TASK INSTRUCTIONS:
Can you set down, exactly as they appear below, the lines from the opening of the material through the one bearing "(uaB) at (180,132)", minus the pictures?

DATA EXTRACT:
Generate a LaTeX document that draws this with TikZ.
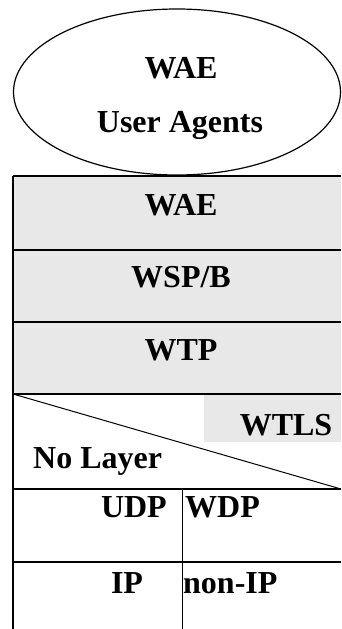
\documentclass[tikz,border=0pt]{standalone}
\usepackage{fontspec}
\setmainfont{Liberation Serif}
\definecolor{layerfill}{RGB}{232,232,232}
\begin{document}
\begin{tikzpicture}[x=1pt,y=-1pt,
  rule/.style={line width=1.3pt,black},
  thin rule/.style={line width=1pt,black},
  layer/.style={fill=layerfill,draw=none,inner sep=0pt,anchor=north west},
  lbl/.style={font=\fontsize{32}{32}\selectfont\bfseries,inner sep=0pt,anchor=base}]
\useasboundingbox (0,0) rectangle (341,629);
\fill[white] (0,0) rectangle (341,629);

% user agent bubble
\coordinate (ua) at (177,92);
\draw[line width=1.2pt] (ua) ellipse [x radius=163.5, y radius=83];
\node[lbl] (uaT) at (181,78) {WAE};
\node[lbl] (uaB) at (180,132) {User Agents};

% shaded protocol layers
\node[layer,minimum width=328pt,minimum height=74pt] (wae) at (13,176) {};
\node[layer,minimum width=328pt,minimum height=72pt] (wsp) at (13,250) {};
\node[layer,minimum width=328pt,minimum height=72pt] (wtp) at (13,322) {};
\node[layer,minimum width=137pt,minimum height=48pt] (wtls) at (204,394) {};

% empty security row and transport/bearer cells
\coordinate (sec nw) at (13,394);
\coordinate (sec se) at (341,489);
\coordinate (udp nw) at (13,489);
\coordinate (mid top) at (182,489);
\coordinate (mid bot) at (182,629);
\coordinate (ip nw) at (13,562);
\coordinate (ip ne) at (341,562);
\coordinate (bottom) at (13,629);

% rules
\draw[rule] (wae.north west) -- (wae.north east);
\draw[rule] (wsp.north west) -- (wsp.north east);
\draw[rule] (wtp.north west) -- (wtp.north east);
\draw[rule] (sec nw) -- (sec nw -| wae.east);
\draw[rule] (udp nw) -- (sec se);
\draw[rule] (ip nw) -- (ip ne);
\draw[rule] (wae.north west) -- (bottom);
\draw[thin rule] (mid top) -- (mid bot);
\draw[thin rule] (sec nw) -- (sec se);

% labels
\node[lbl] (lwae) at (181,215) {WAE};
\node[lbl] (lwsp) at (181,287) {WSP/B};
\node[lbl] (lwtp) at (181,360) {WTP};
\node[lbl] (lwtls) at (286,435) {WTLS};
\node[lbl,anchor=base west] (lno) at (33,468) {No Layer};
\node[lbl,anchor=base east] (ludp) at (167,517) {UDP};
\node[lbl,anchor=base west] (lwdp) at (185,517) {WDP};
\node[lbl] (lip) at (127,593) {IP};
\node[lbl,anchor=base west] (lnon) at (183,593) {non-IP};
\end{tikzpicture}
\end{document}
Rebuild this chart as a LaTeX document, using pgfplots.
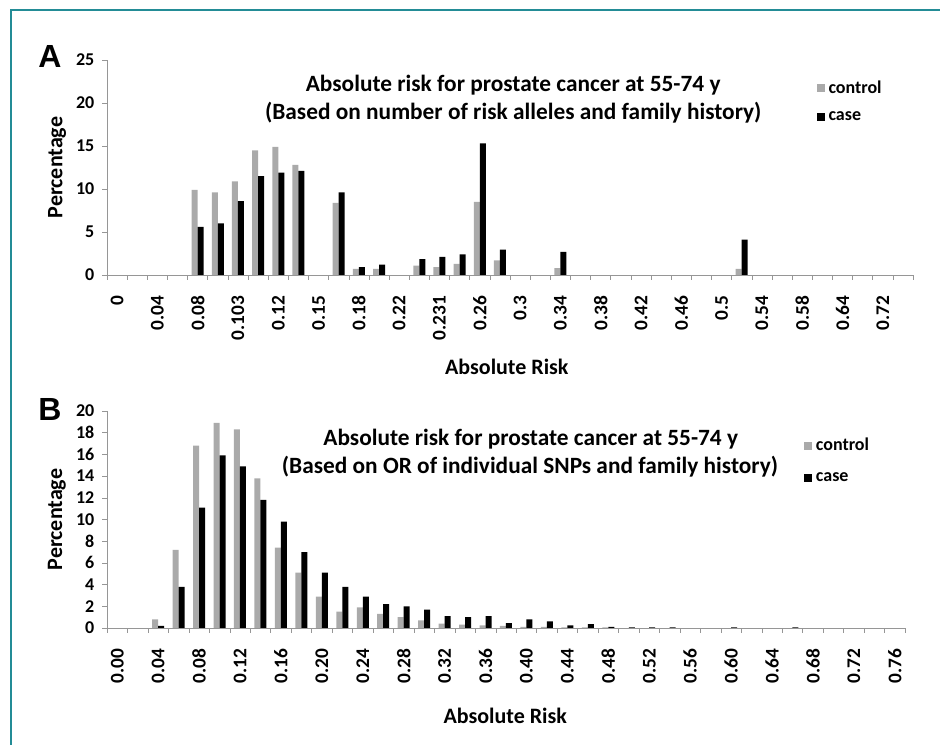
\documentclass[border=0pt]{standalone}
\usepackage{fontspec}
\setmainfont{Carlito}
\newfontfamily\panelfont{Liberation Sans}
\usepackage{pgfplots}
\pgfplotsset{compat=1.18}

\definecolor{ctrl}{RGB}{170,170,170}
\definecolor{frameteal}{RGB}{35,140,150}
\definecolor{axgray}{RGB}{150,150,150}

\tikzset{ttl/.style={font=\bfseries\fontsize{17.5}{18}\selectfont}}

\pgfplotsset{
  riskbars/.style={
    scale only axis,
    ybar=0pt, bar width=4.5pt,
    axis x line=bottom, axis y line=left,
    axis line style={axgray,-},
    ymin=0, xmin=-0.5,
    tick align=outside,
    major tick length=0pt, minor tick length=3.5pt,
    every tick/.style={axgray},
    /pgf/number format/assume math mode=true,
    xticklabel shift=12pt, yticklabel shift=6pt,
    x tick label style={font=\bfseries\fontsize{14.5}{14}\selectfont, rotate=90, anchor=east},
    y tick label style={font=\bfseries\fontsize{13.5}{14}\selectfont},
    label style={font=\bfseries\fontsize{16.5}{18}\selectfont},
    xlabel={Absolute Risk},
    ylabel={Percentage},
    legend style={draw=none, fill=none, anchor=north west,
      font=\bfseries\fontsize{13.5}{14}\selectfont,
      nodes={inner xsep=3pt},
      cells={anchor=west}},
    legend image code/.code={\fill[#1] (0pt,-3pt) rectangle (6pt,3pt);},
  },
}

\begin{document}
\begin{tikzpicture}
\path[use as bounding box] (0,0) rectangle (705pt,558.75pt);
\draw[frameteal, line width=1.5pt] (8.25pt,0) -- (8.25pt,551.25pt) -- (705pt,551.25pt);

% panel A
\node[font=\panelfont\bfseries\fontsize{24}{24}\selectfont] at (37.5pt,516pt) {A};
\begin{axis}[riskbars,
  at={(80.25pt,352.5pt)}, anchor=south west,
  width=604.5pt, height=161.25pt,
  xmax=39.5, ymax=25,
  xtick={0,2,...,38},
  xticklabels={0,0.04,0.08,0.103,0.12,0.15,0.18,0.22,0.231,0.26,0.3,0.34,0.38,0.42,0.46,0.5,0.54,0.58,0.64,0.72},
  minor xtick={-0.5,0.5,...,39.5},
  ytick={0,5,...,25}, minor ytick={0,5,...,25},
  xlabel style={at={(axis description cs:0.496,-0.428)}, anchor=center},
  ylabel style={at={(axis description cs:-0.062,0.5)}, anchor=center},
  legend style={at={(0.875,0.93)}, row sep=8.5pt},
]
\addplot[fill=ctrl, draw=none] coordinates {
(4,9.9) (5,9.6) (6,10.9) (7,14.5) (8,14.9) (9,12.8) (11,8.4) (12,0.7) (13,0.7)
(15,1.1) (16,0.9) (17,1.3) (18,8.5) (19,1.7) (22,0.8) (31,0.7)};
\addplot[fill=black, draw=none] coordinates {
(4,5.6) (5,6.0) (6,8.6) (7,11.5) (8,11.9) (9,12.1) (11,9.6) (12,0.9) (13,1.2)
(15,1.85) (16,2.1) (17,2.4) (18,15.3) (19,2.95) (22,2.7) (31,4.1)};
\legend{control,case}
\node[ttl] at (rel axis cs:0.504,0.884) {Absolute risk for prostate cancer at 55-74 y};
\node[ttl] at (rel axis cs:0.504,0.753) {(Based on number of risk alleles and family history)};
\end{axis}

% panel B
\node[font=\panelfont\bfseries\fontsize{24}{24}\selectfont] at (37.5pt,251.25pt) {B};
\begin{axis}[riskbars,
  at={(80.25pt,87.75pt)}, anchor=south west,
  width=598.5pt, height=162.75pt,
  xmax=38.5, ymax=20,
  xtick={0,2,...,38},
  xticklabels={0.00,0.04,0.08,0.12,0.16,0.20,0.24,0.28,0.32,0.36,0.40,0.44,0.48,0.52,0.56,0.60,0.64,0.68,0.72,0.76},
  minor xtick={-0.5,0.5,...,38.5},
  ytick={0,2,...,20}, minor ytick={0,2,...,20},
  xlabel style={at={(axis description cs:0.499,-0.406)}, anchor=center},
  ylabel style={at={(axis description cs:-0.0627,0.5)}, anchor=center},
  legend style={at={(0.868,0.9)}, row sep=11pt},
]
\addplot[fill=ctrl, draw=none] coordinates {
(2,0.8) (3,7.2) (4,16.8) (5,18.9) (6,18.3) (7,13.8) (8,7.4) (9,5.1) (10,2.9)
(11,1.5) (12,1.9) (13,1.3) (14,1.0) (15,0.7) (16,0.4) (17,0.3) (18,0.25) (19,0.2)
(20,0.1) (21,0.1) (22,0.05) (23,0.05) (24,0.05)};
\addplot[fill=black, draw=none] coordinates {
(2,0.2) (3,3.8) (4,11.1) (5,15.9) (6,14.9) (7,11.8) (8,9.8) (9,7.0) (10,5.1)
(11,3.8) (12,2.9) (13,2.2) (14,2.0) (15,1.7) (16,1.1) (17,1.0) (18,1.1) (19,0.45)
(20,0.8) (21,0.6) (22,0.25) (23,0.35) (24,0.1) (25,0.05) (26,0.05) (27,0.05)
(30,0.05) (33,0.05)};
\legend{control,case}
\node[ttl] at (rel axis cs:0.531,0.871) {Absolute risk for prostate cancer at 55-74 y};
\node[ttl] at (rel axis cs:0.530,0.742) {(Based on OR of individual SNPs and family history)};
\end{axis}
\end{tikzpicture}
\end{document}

ANSWER TO THIS PROBLEM:
Generate a LaTeX document that draws this with TikZ.
\documentclass[tikz,border=0pt]{standalone}
\usepackage{fontspec}
\setmainfont{Liberation Serif}
\definecolor{layerfill}{RGB}{232,232,232}
\begin{document}
\begin{tikzpicture}[x=1pt,y=-1pt,
  rule/.style={line width=1.3pt,black},
  thin rule/.style={line width=1pt,black},
  layer/.style={fill=layerfill,draw=none,inner sep=0pt,anchor=north west},
  lbl/.style={font=\fontsize{32}{32}\selectfont\bfseries,inner sep=0pt,anchor=base}]
\useasboundingbox (0,0) rectangle (341,629);
\fill[white] (0,0) rectangle (341,629);

% user agent bubble
\coordinate (ua) at (177,92);
\draw[line width=1.2pt] (ua) ellipse [x radius=163.5, y radius=83];
\node[lbl] (uaT) at (181,78) {WAE};
\node[lbl] (uaB) at (180,132) {User Agents};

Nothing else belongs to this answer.